『トップガン』と『トップガン マーヴェリック』、オープニングの違い
世界的大ヒットとなった1986年の『トップガン』から36年の時を経て、トム・クルーズ主演のまま制作された続編の『トップガン マーヴェリック』は、前作への愛に満ちた作品として高く評価されている。
制作陣の愛は、映画本編の冒頭からドカンと見せつけられる。『トップガン マーヴェリック』を見る前に、『トップガン』を予習していったファンならすぐに気がついたと思うが、続編のオープニングシーンはオリジナル版のものと同じように撮られている。
前作より、故トニー・スコット監督からバトンを受け継いだジョセフ・コシンスキー監督は、米EWのインタビューで、オープニングシーンについてこんな思いを語った。

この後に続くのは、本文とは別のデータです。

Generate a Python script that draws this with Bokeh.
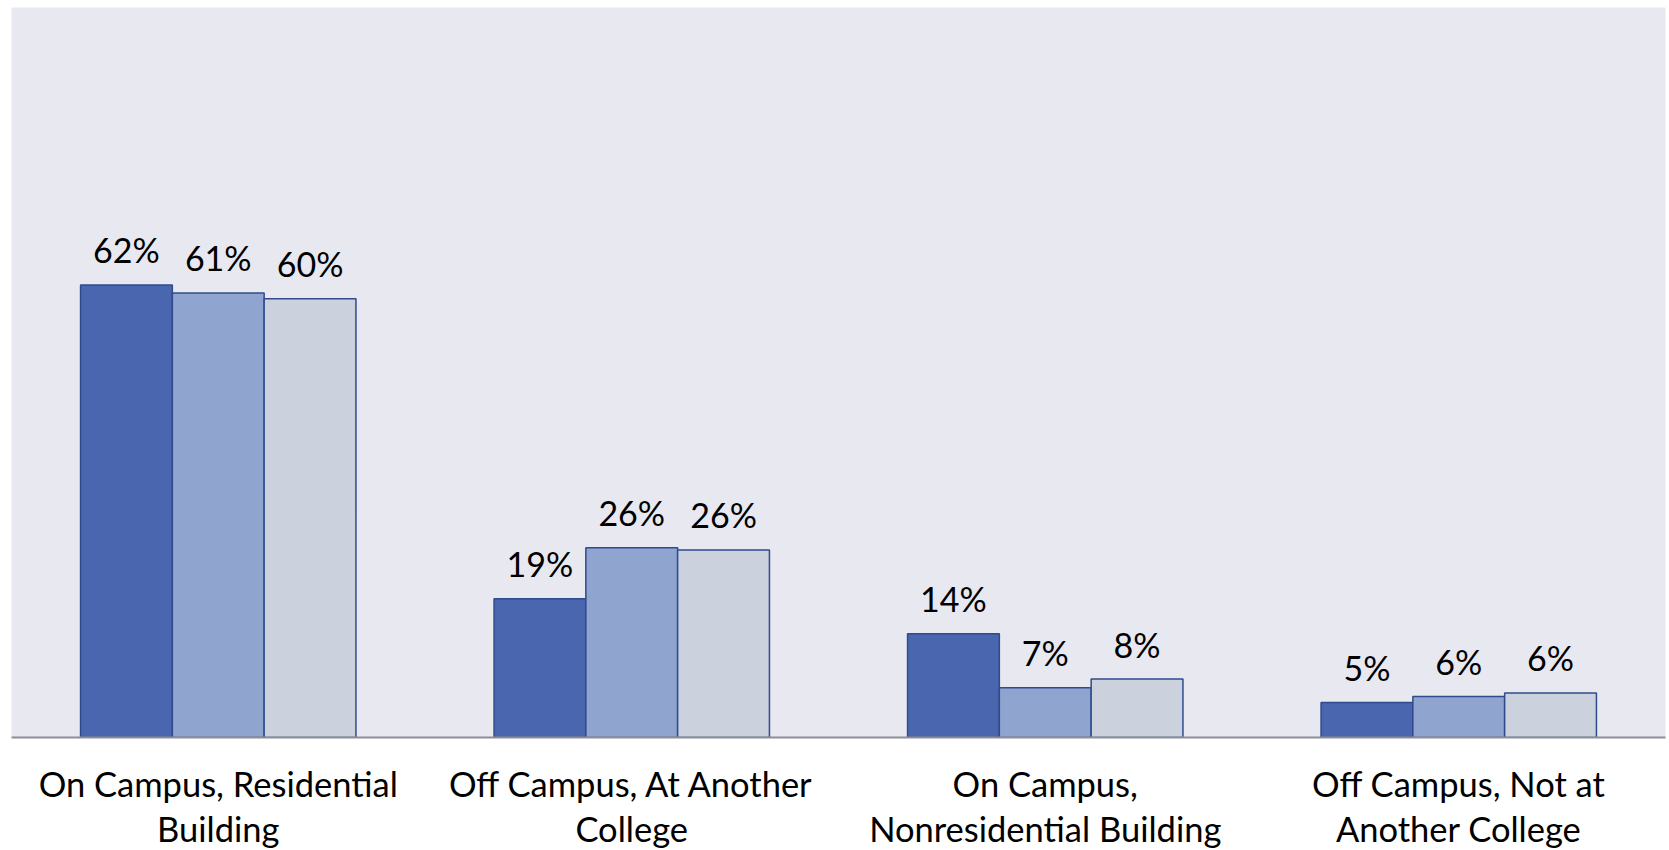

「最初の数分は、これが『トップガン』の映画であるとみなさんに伝えたかったんです。みなさんと同じくらい、私たちもオリジナル作品を愛していますから。そしてあそこから、私たちの物語は非常に異なる方向へ進んでいく。でも最初の数分で、観客に分かって欲しかったんです。“心配しないで。私たちもオリジナルを愛しています。これも『トップガン』映画です”と」
制作陣からオリジナル作品への愛と敬意は、観客にも伝わっただろう。しかしじつは、あるポイントだけは異なるそう。「タイトルシーンと音楽は(1作目と)同じなんですよ。しかし空母での戦闘機はすべて新しいものです。オリジナル作品ではA-6とF-14だったんですが、続編ではF-18とF-35です。あれは空母のエイブラハム・リンカーンとセオドア・ルーズベルトですべて撮影されました」。

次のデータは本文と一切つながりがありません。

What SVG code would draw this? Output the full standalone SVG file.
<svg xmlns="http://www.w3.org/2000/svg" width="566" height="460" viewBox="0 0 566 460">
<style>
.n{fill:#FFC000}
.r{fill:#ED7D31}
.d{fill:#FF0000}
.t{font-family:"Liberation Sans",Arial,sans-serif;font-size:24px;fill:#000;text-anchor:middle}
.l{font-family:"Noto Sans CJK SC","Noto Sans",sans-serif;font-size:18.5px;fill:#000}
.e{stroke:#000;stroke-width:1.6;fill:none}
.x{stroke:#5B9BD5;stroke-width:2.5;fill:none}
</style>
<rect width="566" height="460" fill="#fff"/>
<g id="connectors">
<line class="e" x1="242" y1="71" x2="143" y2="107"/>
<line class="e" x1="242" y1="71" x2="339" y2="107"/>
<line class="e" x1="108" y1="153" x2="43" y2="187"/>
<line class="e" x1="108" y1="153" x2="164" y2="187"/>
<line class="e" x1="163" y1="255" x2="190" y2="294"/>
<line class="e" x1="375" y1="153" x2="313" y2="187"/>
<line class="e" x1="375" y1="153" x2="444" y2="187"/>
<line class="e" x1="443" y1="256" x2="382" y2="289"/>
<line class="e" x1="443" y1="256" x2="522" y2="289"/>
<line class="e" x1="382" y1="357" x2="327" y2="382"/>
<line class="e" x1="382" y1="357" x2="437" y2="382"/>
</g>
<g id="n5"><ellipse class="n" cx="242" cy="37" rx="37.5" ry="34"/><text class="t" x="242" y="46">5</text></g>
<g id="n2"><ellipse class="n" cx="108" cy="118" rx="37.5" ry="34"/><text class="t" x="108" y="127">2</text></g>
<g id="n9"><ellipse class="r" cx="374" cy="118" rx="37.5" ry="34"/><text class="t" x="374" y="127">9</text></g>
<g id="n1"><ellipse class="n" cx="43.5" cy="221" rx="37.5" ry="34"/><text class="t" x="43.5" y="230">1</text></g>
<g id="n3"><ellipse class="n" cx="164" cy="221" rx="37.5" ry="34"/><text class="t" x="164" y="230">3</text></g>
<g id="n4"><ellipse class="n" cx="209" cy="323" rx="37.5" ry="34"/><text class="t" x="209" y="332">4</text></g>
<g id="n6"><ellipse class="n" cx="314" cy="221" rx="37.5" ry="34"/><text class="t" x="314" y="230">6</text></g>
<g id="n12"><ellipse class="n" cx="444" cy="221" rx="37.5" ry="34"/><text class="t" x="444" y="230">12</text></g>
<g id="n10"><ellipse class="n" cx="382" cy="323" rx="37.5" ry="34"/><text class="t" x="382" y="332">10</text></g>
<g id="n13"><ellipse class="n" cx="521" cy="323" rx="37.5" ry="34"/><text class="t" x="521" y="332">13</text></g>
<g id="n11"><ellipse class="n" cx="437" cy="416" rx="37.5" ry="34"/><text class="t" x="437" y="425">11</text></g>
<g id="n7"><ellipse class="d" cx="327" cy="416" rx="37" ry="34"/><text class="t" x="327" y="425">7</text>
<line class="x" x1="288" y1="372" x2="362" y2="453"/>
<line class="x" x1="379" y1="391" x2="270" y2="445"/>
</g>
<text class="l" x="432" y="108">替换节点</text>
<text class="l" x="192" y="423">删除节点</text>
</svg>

2作品のオープニングでは、戦闘機が違う! 監督は続編で、「ハードコアな『トップガン』ファン」への隠しネタをいくつも入れているようで、劇中でマーヴェリックが言うセリフの「ミサイルには近すぎる。銃に変更する(Too close for missiles, switching to guns)」や、戦闘機に貼られていた「missiles and guns(ミサイルと銃)」というステッカーも、前作から取ってきたものだと明かしている。

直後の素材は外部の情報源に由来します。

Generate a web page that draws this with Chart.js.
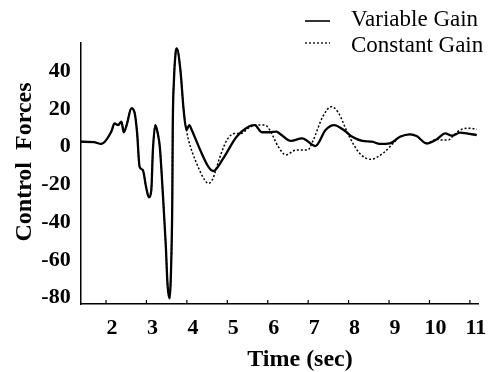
<!DOCTYPE html>
<html>
<head>
<meta charset="utf-8">
<script src="https://cdn.jsdelivr.net/npm/chart.js@4/dist/chart.umd.min.js"></script>
<style>
html,body{margin:0;padding:0;background:#fff;}
#wrap{width:494px;height:372px;}
</style>
</head>
<body>
<div id="wrap"><canvas id="c" width="494" height="372"></canvas></div>
<script>
// ---- data ----
const seriesNames = ["Variable Gain", "Constant Gain"];
const xTickValues = [2, 3, 4, 5, 6, 7, 8, 9, 10, 11];
const yTickValues = [-80, -60, -40, -20, 0, 20, 40];
const xAxisTitle = "Time (sec)";
const yAxisTitle = "Control  Forces";

const timeVariable = [1.37, 1.70, 1.88, 2.13, 2.21, 2.30, 2.38, 2.44, 2.51, 2.63, 2.71, 2.77, 2.83, 2.91, 2.99, 3.06, 3.12, 3.16, 3.22, 3.28, 3.33, 3.41, 3.48, 3.52, 3.57, 3.62, 3.64, 3.65, 3.68, 3.72, 3.75, 3.84, 3.92, 3.99, 4.06, 4.12, 4.33, 4.53, 4.65, 4.90, 5.23, 5.56, 5.68, 5.85, 6.05, 6.21, 6.29, 6.57, 6.85, 7.18, 7.43, 7.64, 7.88, 8.09, 8.34, 8.58, 8.77, 9.02, 9.27, 9.52, 9.68, 9.93, 10.18, 10.39, 10.55, 10.76, 10.92, 11.17];
const forceVariable = [2.6, 2.4, 1.4, 7.9, 12.3, 11.4, 13.2, 7.6, 11.4, 20.3, 17.6, 7, -10.6, -12.4, -21.2, -26.8, -23, -1.8, 11.4, 7, 0, -26.5, -53, -72.4, -80.3, -55, -26.5, 8.8, 35, 49.4, 52, 40.5, 19.4, 8.8, 11.4, 8.8, -1.8, -10.6, -12.9, -6.2, 5.2, 10.9, 11.4, 7.6, 7.6, 7.9, 7, 3, 4.4, 0.3, 8.8, 11.4, 8.8, 5.2, 3, 2.6, 1.4, 1.7, 5.2, 6.5, 5.6, 1.7, 3.9, 7, 5.8, 7.4, 7, 6.1];

const timeConstant = [1.37, 1.70, 1.88, 2.13, 2.21, 2.30, 2.38, 2.44, 2.51, 2.63, 2.71, 2.77, 2.83, 2.91, 2.99, 3.06, 3.12, 3.16, 3.22, 3.28, 3.33, 3.41, 3.48, 3.52, 3.57, 3.62, 3.64, 3.65, 3.68, 3.72, 3.75, 3.84, 3.92, 3.99, 4.04, 4.24, 4.44, 4.53, 4.62, 4.82, 4.99, 5.19, 5.35, 5.51, 5.72, 5.93, 6.05, 6.26, 6.45, 6.70, 6.99, 7.11, 7.36, 7.57, 7.73, 8.02, 8.27, 8.55, 8.85, 9.10, 9.27, 9.52, 9.68, 9.93, 10.18, 10.27, 10.47, 10.60, 10.80, 11.00, 11.17];
const forceConstant = [2.6, 2.4, 1.4, 7.9, 12.3, 11.4, 13.2, 7.6, 11.4, 20.3, 17.6, 7, -10.6, -12.4, -21.2, -26.8, -23, -1.8, 11.4, 7, 0, -26.5, -53, -72.4, -80.3, -55, -26.5, 8.8, 35, 49.4, 52, 40.5, 19.4, 8.8, 3.5, -8.8, -17.7, -19.4, -18, -5.3, 3.5, 7, 7, 9.7, 11.4, 11.4, 8.8, 0, -4.4, -1.8, -1.8, 2.6, 15.8, 21.1, 18.5, 5.2, -3.5, -6.7, -3.5, 1.7, 5.2, 6.5, 5.6, 1.7, 3.9, 3.5, 3.5, 6.1, 9.2, 9.7, 9.2];

const toPoints = (xs, ys) => xs.map((x, i) => ({x: x, y: ys[i]}));

const FONT = "'Liberation Serif', 'Times New Roman', serif";

// small upward tick marks on the x axis
const innerTicks = {
  id: 'innerTicks',
  afterDraw(chart) {
    const xs = chart.scales.x;
    const ctx = chart.ctx;
    const b = chart.chartArea.bottom;
    ctx.save();
    ctx.strokeStyle = '#000';
    ctx.lineWidth = 1.2;
    xs.ticks.forEach(t => {
      const px = xs.getPixelForValue(t.value);
      ctx.beginPath();
      ctx.moveTo(px, b);
      ctx.lineTo(px, b - 4);
      ctx.stroke();
    });
    ctx.restore();
  }
};

// axis titles placed as in the reference
const axisTitles = {
  id: 'axisTitles',
  afterDraw(chart) {
    const ctx = chart.ctx;
    ctx.save();
    ctx.fillStyle = '#000';
    ctx.font = "bold 24px " + FONT;
    ctx.textAlign = 'center';
    ctx.textBaseline = 'middle';
    ctx.fillText(xAxisTitle, 300, 360);
    ctx.translate(25, 162);
    ctx.rotate(-Math.PI / 2);
    ctx.fillText(yAxisTitle, 0, 0);
    ctx.restore();
  }
};

// legend at top right, laid out in two rows
const sideLegend = {
  id: 'sideLegend',
  afterDraw(chart) {
    const ctx = chart.ctx;
    ctx.save();
    ctx.font = "23px " + FONT;
    ctx.fillStyle = '#000';
    ctx.textBaseline = 'middle';
    ctx.textAlign = 'left';
    const rows = [20, 46];
    chart.data.datasets.forEach((ds, i) => {
      const y = rows[i];
      ctx.strokeStyle = '#000';
      ctx.lineWidth = i === 0 ? 1.6 : 1.3;
      ctx.setLineDash(ds.borderDash || []);
      ctx.beginPath();
      ctx.moveTo(305, y + (i === 0 ? 1 : -3));
      ctx.lineTo(330, y + (i === 0 ? 1 : -3));
      ctx.stroke();
      ctx.setLineDash([]);
      ctx.fillText(ds.label, 351, y);
    });
    ctx.restore();
  }
};

new Chart(document.getElementById('c'), {
  type: 'line',
  data: {
    datasets: [
      {
        label: seriesNames[0],
        data: toPoints(timeVariable, forceVariable),
        borderColor: '#000',
        borderWidth: 2.3,
        pointRadius: 0,
        cubicInterpolationMode: 'monotone',
        fill: false,
        order: 2
      },
      {
        label: seriesNames[1],
        data: toPoints(timeConstant, forceConstant),
        borderColor: '#000',
        borderWidth: 1.5,
        borderDash: [2, 2],
        pointRadius: 0,
        cubicInterpolationMode: 'monotone',
        fill: false,
        order: 1
      }
    ]
  },
  options: {
    responsive: false,
    animation: false,
    layout: { padding: { top: 42.7, right: 16, left: 0, bottom: 0 } },
    plugins: {
      legend: { display: false },
      tooltip: { enabled: false }
    },
    scales: {
      x: {
        type: 'linear',
        min: 1.374,
        max: 11.2,
        afterBuildTicks: (s) => { s.ticks = xTickValues.map(v => ({value: v})); },
        afterFit: (s) => { s.height = 372 - 304; },
        grid: { display: false, drawTicks: false },
        border: { display: true, color: '#000', width: 1.5 },
        ticks: {
          color: '#000',
          font: { family: FONT, size: 22, weight: 'bold' },
          padding: 11,
          labelOffset: 6,
          maxRotation: 0,
          autoSkip: false
        },
        title: { display: false, text: xAxisTitle }
      },
      y: {
        type: 'linear',
        min: -83.3,
        max: 55,
        afterBuildTicks: (s) => { s.ticks = yTickValues.map(v => ({value: v})); },
        afterFit: (s) => { s.width = 80.7; },
        grid: { display: false, drawTicks: false },
        border: { display: true, color: '#000', width: 1.5 },
        ticks: {
          color: '#000',
          font: { family: FONT, size: 22, weight: 'bold' },
          padding: 10,
          autoSkip: false
        },
        title: { display: false, text: yAxisTitle }
      }
    }
  },
  plugins: [innerTicks, axisTitles, sideLegend]
});
</script>
</body>
</html>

前作を理解したうえで、新たな時代の作品を完成させた監督の圧倒的なバランス感覚が、本作が大ヒットを記録している理由のうちの大きな1つと言える。彼は続編の制作について、「本作のなかでマーヴェリックがトップガンにカムバックするように、観客にも、私たちはトップガンへ戻るのだと感じてほしかった。2作品は同じ感覚を持っていなくてはいけません。しかし同時に、私たちは私たちの物語を伝えなければいけないというのも分かっていましたし、進化していく方法を自分で見つけなければいけないことも分かっていました」と、振り返った。